Copy out the listing in full, exactly as written, but not its pictures.
=== Material provided ===
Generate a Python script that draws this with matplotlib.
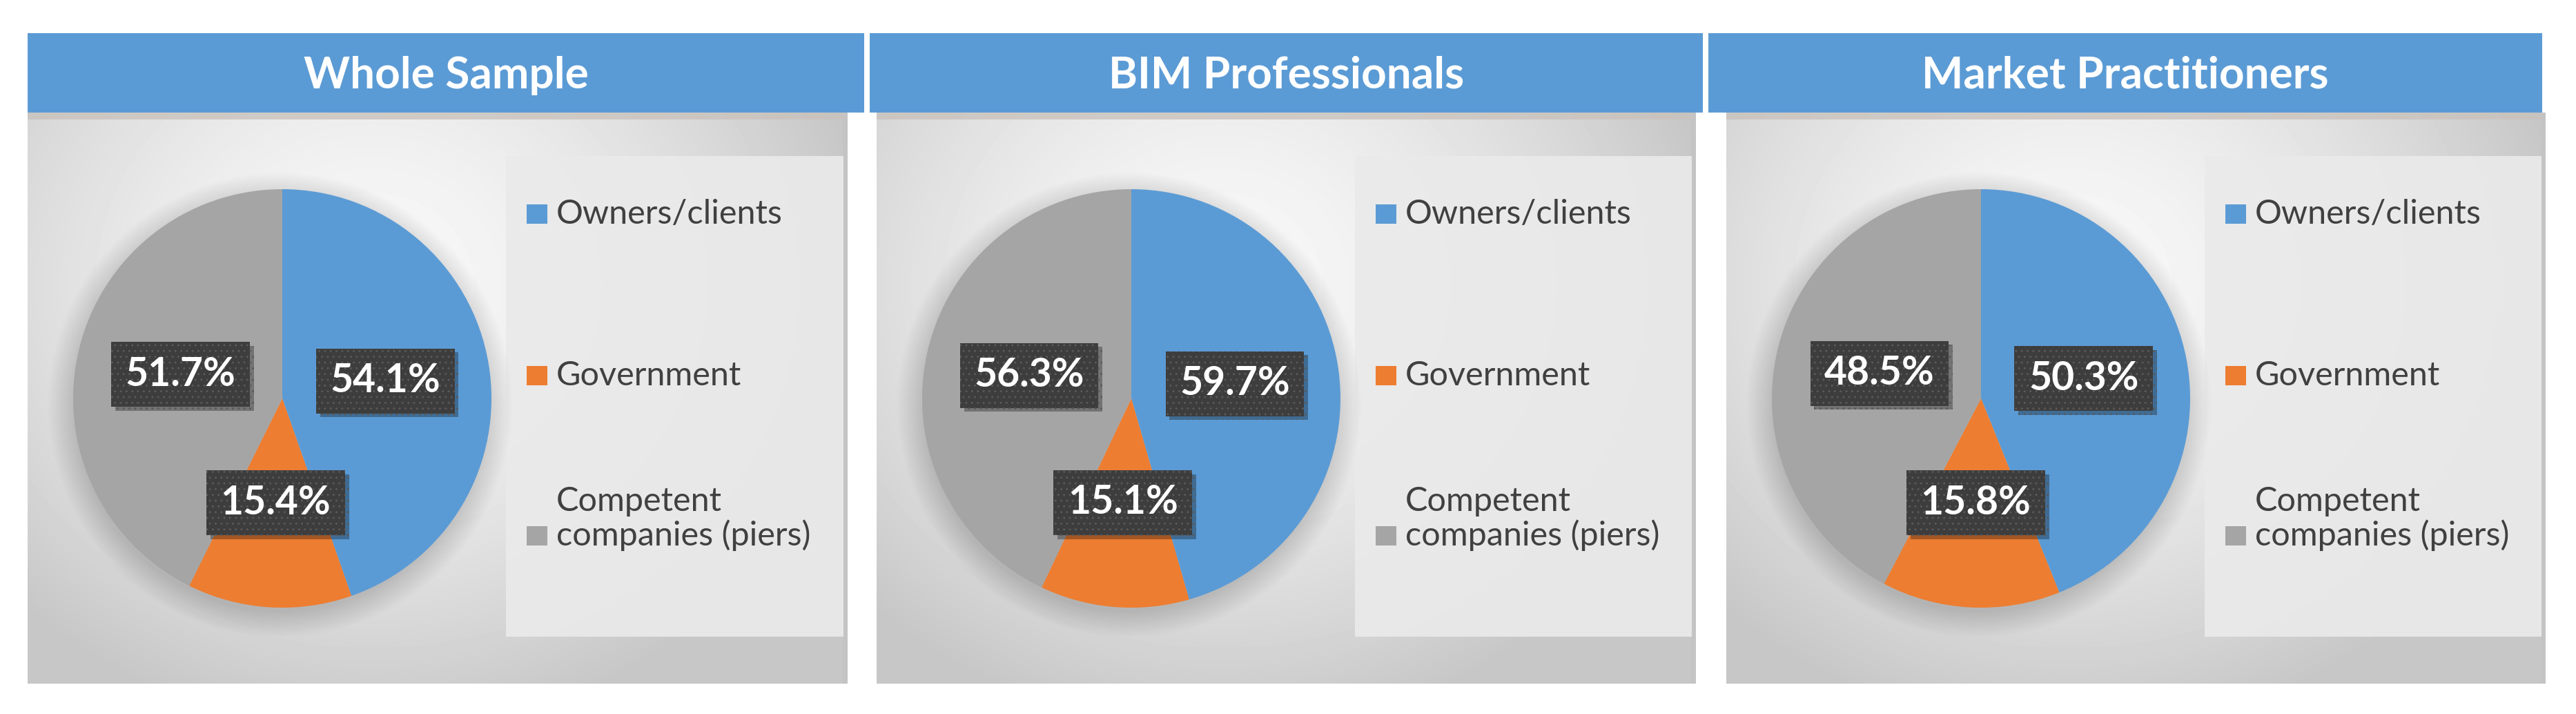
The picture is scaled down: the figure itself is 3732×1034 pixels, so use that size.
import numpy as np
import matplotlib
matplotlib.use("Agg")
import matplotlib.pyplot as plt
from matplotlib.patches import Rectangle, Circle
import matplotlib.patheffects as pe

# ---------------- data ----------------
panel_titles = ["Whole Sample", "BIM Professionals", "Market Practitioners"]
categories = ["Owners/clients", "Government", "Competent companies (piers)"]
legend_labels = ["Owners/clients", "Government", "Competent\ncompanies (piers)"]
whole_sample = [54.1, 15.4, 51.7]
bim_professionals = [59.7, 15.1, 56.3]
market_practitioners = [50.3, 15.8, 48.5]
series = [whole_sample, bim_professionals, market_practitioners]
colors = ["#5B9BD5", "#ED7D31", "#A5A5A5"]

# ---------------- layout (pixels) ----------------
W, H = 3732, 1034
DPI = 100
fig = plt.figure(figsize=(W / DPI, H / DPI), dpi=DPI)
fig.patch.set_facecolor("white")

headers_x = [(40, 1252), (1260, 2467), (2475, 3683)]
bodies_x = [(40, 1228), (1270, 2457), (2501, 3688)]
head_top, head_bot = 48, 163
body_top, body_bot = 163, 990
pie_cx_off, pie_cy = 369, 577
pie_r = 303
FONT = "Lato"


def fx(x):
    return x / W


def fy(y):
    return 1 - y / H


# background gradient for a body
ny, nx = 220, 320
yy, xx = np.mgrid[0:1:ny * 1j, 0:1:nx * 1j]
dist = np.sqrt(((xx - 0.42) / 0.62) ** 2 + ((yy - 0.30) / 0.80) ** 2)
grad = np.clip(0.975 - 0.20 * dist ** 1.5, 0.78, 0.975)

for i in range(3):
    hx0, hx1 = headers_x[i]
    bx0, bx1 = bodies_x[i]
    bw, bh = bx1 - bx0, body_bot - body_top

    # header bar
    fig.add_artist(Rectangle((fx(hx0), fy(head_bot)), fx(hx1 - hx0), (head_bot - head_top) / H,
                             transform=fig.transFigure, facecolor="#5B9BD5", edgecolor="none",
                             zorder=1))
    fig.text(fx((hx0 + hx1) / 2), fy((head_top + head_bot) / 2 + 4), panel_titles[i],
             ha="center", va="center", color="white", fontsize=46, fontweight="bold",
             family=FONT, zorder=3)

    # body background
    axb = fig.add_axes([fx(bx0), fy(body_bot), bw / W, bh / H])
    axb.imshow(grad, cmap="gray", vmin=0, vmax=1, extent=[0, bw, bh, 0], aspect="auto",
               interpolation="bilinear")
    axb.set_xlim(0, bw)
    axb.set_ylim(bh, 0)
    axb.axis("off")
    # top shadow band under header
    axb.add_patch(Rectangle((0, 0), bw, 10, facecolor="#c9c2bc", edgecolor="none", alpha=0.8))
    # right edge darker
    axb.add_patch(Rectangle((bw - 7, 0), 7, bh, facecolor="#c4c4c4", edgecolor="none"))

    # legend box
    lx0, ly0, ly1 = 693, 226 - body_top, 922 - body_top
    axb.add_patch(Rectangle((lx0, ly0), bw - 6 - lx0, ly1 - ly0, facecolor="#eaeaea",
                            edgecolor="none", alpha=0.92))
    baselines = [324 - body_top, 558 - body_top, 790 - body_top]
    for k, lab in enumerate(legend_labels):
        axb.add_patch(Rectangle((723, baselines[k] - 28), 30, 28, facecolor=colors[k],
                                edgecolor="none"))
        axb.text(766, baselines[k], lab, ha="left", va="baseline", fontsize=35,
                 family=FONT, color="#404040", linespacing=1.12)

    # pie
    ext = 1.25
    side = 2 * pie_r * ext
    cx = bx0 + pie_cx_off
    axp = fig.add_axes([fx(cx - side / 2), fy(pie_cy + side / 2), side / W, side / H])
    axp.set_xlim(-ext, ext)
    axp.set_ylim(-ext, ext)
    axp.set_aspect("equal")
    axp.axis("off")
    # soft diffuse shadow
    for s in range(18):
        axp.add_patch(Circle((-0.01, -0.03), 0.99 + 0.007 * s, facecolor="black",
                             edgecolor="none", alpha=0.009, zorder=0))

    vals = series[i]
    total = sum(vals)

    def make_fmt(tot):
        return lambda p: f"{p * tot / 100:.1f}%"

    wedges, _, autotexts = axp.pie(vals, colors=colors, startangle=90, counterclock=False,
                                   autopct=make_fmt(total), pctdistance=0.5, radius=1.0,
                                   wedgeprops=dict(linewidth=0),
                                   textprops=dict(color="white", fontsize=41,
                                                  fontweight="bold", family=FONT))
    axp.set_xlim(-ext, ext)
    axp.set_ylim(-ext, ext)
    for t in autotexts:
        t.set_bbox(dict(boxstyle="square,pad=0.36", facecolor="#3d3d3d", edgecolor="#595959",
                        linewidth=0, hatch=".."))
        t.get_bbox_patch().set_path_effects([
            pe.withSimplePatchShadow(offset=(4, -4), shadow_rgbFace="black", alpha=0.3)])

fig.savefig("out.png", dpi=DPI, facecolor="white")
===
• Exercise result
Generate a Python script that draws this with matplotlib.
The picture is scaled down: the figure itself is 3732×1034 pixels, so use that size.
import numpy as np
import matplotlib
matplotlib.use("Agg")
import matplotlib.pyplot as plt
from matplotlib.patches import Rectangle, Circle
import matplotlib.patheffects as pe

# ---------------- data ----------------
panel_titles = ["Whole Sample", "BIM Professionals", "Market Practitioners"]
categories = ["Owners/clients", "Government", "Competent companies (piers)"]
legend_labels = ["Owners/clients", "Government", "Competent\ncompanies (piers)"]
whole_sample = [54.1, 15.4, 51.7]
bim_professionals = [59.7, 15.1, 56.3]
market_practitioners = [50.3, 15.8, 48.5]
series = [whole_sample, bim_professionals, market_practitioners]
colors = ["#5B9BD5", "#ED7D31", "#A5A5A5"]

# ---------------- layout (pixels) ----------------
W, H = 3732, 1034
DPI = 100
fig = plt.figure(figsize=(W / DPI, H / DPI), dpi=DPI)
fig.patch.set_facecolor("white")

headers_x = [(40, 1252), (1260, 2467), (2475, 3683)]
bodies_x = [(40, 1228), (1270, 2457), (2501, 3688)]
head_top, head_bot = 48, 163
body_top, body_bot = 163, 990
pie_cx_off, pie_cy = 369, 577
pie_r = 303
FONT = "Lato"


def fx(x):
    return x / W


def fy(y):
    return 1 - y / H


# background gradient for a body
ny, nx = 220, 320
yy, xx = np.mgrid[0:1:ny * 1j, 0:1:nx * 1j]
dist = np.sqrt(((xx - 0.42) / 0.62) ** 2 + ((yy - 0.30) / 0.80) ** 2)
grad = np.clip(0.975 - 0.20 * dist ** 1.5, 0.78, 0.975)

for i in range(3):
    hx0, hx1 = headers_x[i]
    bx0, bx1 = bodies_x[i]
    bw, bh = bx1 - bx0, body_bot - body_top

    # header bar
    fig.add_artist(Rectangle((fx(hx0), fy(head_bot)), fx(hx1 - hx0), (head_bot - head_top) / H,
                             transform=fig.transFigure, facecolor="#5B9BD5", edgecolor="none",
                             zorder=1))
    fig.text(fx((hx0 + hx1) / 2), fy((head_top + head_bot) / 2 + 4), panel_titles[i],
             ha="center", va="center", color="white", fontsize=46, fontweight="bold",
             family=FONT, zorder=3)

    # body background
    axb = fig.add_axes([fx(bx0), fy(body_bot), bw / W, bh / H])
    axb.imshow(grad, cmap="gray", vmin=0, vmax=1, extent=[0, bw, bh, 0], aspect="auto",
               interpolation="bilinear")
    axb.set_xlim(0, bw)
    axb.set_ylim(bh, 0)
    axb.axis("off")
    # top shadow band under header
    axb.add_patch(Rectangle((0, 0), bw, 10, facecolor="#c9c2bc", edgecolor="none", alpha=0.8))
    # right edge darker
    axb.add_patch(Rectangle((bw - 7, 0), 7, bh, facecolor="#c4c4c4", edgecolor="none"))

    # legend box
    lx0, ly0, ly1 = 693, 226 - body_top, 922 - body_top
    axb.add_patch(Rectangle((lx0, ly0), bw - 6 - lx0, ly1 - ly0, facecolor="#eaeaea",
                            edgecolor="none", alpha=0.92))
    baselines = [324 - body_top, 558 - body_top, 790 - body_top]
    for k, lab in enumerate(legend_labels):
        axb.add_patch(Rectangle((723, baselines[k] - 28), 30, 28, facecolor=colors[k],
                                edgecolor="none"))
        axb.text(766, baselines[k], lab, ha="left", va="baseline", fontsize=35,
                 family=FONT, color="#404040", linespacing=1.12)

    # pie
    ext = 1.25
    side = 2 * pie_r * ext
    cx = bx0 + pie_cx_off
    axp = fig.add_axes([fx(cx - side / 2), fy(pie_cy + side / 2), side / W, side / H])
    axp.set_xlim(-ext, ext)
    axp.set_ylim(-ext, ext)
    axp.set_aspect("equal")
    axp.axis("off")
    # soft diffuse shadow
    for s in range(18):
        axp.add_patch(Circle((-0.01, -0.03), 0.99 + 0.007 * s, facecolor="black",
                             edgecolor="none", alpha=0.009, zorder=0))

    vals = series[i]
    total = sum(vals)

    def make_fmt(tot):
        return lambda p: f"{p * tot / 100:.1f}%"

    wedges, _, autotexts = axp.pie(vals, colors=colors, startangle=90, counterclock=False,
                                   autopct=make_fmt(total), pctdistance=0.5, radius=1.0,
                                   wedgeprops=dict(linewidth=0),
                                   textprops=dict(color="white", fontsize=41,
                                                  fontweight="bold", family=FONT))
    axp.set_xlim(-ext, ext)
    axp.set_ylim(-ext, ext)
    for t in autotexts:
        t.set_bbox(dict(boxstyle="square,pad=0.36", facecolor="#3d3d3d", edgecolor="#595959",
                        linewidth=0, hatch=".."))
        t.get_bbox_patch().set_path_effects([
            pe.withSimplePatchShadow(offset=(4, -4), shadow_rgbFace="black", alpha=0.3)])

fig.savefig("out.png", dpi=DPI, facecolor="white")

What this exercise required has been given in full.